_Data block_

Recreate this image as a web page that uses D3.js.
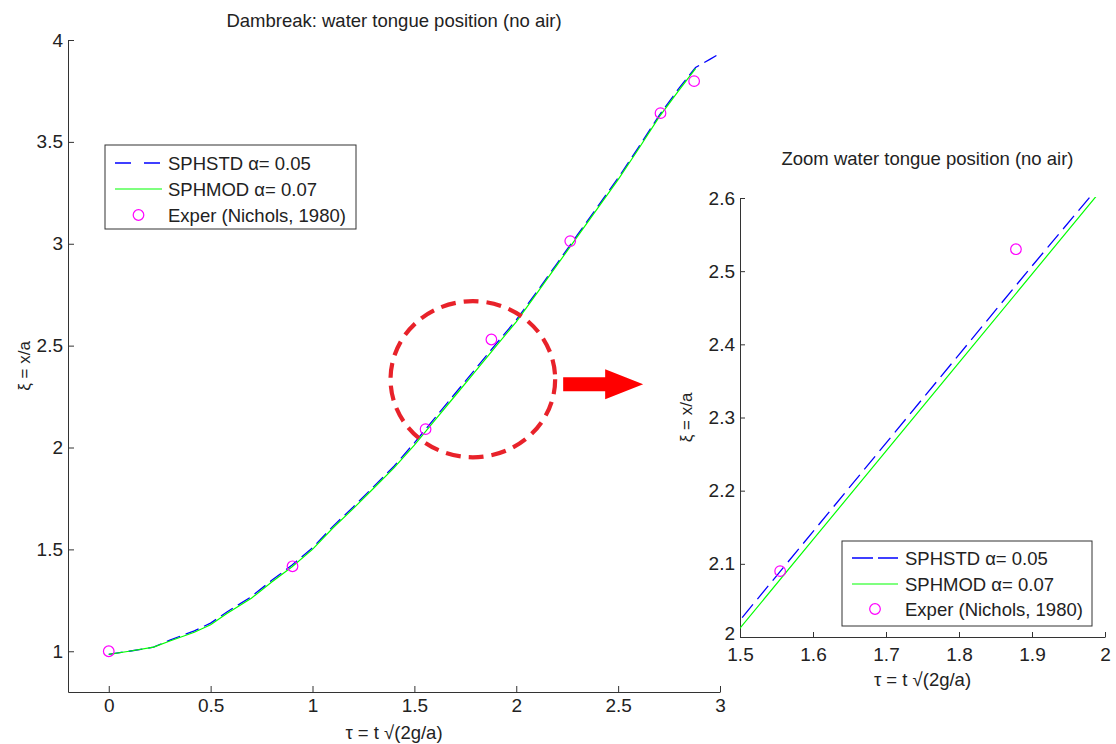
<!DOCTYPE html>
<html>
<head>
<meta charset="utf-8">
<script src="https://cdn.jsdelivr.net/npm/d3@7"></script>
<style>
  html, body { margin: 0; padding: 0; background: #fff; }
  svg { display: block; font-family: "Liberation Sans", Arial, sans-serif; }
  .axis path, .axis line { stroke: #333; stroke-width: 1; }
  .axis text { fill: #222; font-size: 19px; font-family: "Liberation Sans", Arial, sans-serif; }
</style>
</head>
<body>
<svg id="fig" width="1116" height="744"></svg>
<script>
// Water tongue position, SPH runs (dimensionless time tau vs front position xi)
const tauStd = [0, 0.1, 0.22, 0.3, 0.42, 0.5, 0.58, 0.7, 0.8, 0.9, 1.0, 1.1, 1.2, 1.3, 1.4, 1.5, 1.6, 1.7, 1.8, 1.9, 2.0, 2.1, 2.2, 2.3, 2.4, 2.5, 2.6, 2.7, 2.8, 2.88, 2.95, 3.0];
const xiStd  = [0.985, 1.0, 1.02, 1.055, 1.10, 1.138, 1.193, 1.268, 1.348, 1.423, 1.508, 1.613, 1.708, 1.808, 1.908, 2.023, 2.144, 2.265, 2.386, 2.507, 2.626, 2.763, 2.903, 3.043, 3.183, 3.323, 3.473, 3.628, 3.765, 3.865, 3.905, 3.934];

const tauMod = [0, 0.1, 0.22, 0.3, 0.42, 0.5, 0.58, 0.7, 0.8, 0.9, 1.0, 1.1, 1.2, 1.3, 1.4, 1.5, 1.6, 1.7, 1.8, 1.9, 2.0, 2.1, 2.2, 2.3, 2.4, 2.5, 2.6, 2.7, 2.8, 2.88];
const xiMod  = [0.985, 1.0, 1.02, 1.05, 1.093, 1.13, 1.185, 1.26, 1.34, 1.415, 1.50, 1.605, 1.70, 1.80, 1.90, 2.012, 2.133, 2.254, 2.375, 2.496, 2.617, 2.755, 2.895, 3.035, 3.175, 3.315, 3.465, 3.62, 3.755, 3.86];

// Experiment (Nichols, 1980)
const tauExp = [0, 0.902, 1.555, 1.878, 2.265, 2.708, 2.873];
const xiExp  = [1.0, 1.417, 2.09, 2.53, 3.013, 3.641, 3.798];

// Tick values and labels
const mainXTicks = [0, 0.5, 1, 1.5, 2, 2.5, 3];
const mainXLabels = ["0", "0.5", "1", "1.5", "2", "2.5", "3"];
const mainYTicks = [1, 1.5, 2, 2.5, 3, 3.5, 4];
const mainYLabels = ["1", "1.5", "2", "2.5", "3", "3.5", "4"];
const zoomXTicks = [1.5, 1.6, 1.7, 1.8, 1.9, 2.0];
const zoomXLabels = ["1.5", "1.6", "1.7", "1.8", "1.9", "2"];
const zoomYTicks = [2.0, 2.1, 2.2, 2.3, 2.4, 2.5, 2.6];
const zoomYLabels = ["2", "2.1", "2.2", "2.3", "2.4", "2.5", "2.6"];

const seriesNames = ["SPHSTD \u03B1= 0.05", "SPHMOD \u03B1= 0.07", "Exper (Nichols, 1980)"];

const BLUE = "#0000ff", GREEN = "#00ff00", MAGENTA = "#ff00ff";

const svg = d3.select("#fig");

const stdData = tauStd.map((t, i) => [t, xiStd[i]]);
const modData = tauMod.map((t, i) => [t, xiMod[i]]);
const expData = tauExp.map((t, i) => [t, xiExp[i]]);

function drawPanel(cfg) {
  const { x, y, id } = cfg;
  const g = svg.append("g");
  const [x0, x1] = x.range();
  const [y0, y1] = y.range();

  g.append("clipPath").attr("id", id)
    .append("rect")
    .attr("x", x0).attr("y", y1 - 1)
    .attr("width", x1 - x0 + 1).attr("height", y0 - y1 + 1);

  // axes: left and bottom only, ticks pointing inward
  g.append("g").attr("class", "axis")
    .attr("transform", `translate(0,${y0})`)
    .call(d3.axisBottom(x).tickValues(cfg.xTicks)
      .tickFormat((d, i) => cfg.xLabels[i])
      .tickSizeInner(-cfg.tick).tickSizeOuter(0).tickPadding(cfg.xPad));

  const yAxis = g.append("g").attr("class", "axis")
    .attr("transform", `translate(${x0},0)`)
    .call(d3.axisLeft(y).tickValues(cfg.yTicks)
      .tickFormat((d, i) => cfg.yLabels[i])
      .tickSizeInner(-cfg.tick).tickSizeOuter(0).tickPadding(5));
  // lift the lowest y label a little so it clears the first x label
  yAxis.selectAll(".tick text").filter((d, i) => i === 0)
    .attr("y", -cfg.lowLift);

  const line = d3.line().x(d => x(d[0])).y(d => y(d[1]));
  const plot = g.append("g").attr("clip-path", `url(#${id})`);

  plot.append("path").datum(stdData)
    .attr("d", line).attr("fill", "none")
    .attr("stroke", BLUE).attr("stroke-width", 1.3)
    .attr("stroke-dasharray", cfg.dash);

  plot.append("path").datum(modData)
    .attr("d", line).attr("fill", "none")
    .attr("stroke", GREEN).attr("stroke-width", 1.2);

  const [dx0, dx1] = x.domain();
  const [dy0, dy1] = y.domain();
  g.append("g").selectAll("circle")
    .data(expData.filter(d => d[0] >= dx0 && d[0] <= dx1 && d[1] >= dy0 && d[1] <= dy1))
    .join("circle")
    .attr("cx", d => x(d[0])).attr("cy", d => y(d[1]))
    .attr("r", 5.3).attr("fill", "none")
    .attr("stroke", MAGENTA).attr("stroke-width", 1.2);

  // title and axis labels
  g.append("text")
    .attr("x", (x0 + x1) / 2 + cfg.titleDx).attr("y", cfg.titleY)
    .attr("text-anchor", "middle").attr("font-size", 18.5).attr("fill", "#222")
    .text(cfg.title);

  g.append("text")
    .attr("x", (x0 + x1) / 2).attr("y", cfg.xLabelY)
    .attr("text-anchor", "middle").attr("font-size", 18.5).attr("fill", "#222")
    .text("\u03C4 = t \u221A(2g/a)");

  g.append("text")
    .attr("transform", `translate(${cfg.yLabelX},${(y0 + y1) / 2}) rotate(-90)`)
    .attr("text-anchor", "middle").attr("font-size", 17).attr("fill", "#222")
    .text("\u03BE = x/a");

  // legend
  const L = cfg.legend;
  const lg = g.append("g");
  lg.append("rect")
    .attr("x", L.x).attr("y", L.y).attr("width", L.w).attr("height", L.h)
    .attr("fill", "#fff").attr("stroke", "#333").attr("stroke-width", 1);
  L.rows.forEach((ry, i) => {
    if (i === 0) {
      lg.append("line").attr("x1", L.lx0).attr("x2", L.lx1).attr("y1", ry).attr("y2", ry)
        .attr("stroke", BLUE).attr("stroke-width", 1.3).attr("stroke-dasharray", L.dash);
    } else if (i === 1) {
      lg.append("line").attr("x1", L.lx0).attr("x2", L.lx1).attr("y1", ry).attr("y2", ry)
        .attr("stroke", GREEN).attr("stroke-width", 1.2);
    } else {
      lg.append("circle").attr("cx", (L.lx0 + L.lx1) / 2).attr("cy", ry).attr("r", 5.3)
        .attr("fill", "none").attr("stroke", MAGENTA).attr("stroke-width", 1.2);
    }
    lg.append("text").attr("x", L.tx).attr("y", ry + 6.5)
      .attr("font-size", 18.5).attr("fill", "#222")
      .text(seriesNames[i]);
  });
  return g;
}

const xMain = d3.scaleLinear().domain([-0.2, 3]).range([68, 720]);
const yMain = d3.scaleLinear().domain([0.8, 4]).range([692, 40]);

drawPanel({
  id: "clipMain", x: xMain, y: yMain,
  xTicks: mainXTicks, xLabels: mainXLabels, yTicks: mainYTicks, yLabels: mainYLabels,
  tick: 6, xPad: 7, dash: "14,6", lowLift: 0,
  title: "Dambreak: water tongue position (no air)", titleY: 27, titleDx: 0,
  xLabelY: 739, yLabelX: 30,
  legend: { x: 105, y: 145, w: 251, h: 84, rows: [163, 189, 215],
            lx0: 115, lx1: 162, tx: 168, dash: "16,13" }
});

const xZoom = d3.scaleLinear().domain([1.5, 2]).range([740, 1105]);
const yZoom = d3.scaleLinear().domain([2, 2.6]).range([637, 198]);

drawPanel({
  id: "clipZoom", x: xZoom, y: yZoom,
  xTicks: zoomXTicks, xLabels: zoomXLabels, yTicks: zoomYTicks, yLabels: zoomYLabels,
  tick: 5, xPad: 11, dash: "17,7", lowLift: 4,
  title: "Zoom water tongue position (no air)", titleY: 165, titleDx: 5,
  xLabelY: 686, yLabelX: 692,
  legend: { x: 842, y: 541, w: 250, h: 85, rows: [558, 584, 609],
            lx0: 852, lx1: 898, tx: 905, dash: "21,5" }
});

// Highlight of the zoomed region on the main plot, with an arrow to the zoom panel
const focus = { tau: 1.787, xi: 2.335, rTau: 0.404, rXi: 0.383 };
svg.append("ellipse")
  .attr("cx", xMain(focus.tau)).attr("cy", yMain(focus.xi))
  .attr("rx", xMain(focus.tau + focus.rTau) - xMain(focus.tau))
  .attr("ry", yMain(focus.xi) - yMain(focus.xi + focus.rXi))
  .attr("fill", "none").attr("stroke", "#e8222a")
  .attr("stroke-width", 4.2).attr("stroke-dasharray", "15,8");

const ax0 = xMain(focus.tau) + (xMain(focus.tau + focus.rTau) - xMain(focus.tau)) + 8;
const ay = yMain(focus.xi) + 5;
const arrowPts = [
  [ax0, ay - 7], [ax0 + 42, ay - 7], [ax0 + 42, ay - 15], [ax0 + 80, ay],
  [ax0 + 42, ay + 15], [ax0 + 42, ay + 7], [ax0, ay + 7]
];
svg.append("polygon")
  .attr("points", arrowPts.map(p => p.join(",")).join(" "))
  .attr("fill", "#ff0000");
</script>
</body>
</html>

_Short problem_
Copy exactly the lines running from the beginning of the listing through the line that has "3.865, 3.905, 3.934];". Drop the pictures.

_Answer in full_
Recreate this image as a web page that uses D3.js.
<!DOCTYPE html>
<html>
<head>
<meta charset="utf-8">
<script src="https://cdn.jsdelivr.net/npm/d3@7"></script>
<style>
  html, body { margin: 0; padding: 0; background: #fff; }
  svg { display: block; font-family: "Liberation Sans", Arial, sans-serif; }
  .axis path, .axis line { stroke: #333; stroke-width: 1; }
  .axis text { fill: #222; font-size: 19px; font-family: "Liberation Sans", Arial, sans-serif; }
</style>
</head>
<body>
<svg id="fig" width="1116" height="744"></svg>
<script>
// Water tongue position, SPH runs (dimensionless time tau vs front position xi)
const tauStd = [0, 0.1, 0.22, 0.3, 0.42, 0.5, 0.58, 0.7, 0.8, 0.9, 1.0, 1.1, 1.2, 1.3, 1.4, 1.5, 1.6, 1.7, 1.8, 1.9, 2.0, 2.1, 2.2, 2.3, 2.4, 2.5, 2.6, 2.7, 2.8, 2.88, 2.95, 3.0];
const xiStd  = [0.985, 1.0, 1.02, 1.055, 1.10, 1.138, 1.193, 1.268, 1.348, 1.423, 1.508, 1.613, 1.708, 1.808, 1.908, 2.023, 2.144, 2.265, 2.386, 2.507, 2.626, 2.763, 2.903, 3.043, 3.183, 3.323, 3.473, 3.628, 3.765, 3.865, 3.905, 3.934];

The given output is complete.